Three Major Variables Affecting the Future of Shipping Stocks
First Variable: Economy and Interest Rates
The Federal Reserve currently maintains the benchmark interest rate at 5.5%. Once inflation stabilizes, a rate cut cycle will begin. As the global economy recovers, shipping stocks will have room to rebound. But if interest rates stay high for a long time and economic growth remains weak, shipping stocks will continue to be under pressure.
Second Variable: De-China-ification of Supply Chains
This is a double-edged sword. The U.S. and Western countries are accelerating the shift of industries from China to Mexico, India, and other countries. This will reduce freight volume exports from China, directly impacting Taiwanese stocks Evergreen and Yang Ming—since they mainly benefit from routes from Far East to the Americas. Conversely, companies like Maersk with a global layout can open new routes to offset losses.
Third Variable: Environmental Costs
Environmental policies such as IMO 2030 and 2050 zero-carbon emissions are becoming stricter. Large shipping companies can leverage economies of scale to upgrade their green fleets at relatively low costs and secure more orders. But small and medium-sized shipping stocks are tightly constrained by environmental costs.
How to Pick Shipping Stocks? The Investment Logic Is Clear
Buy the giants, avoid the flies
Leading companies with a market cap over USD 10 billion can spread costs through scale during industry downturns and have stronger risk resistance. Smaller companies are more likely to be knocked out during boom-and-bust cycles.

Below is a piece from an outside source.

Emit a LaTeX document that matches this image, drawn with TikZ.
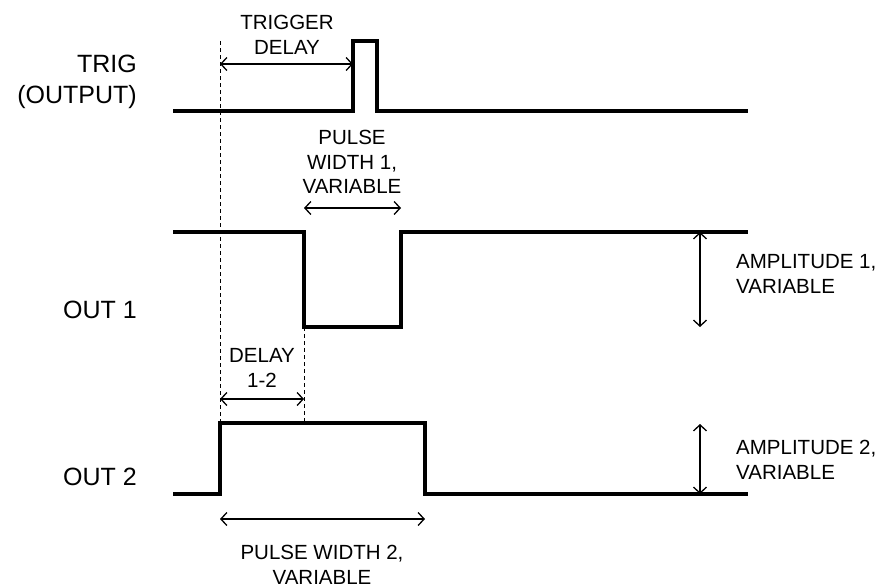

Look at route configurations
Be cautious of stocks overly dependent on Far East–Europe/Americas routes. Geopolitical conflicts and supply chain adjustments can directly hit these companies. Firms with diversified global routes have lower risk.
Fleet age and composition are crucial
New ships are more fuel-efficient and environmentally compliant, making upgrades easier and cheaper later. Old fleets will face huge environmental retrofit pressures around 2030.
Buy at cycle bottoms, avoid chasing highs
Shipping stocks are cyclical and closely follow macroeconomic trends. Smart investors buy in phases at the bottom of the cycle and gradually sell near the top. Is now the bottom? That depends on your own judgment.
Summary: The Investment Logic of Shipping Stocks
In essence, shipping stocks follow four words—follow the economy. When the economy is good and trade is active, they rise; when the economy is weak and orders decline, they fall.
If you are optimistic about a global economic recovery and falling interest rates, then large Taiwanese and U.S. shipping stocks are worth watching. But be sure to choose industry leaders, examine routes, and assess fleet composition—don’t be fooled by high volatility in smaller stocks.
Finally, be mentally prepared: shipping stocks may still experience volatility for a while. Don’t expect quick riches.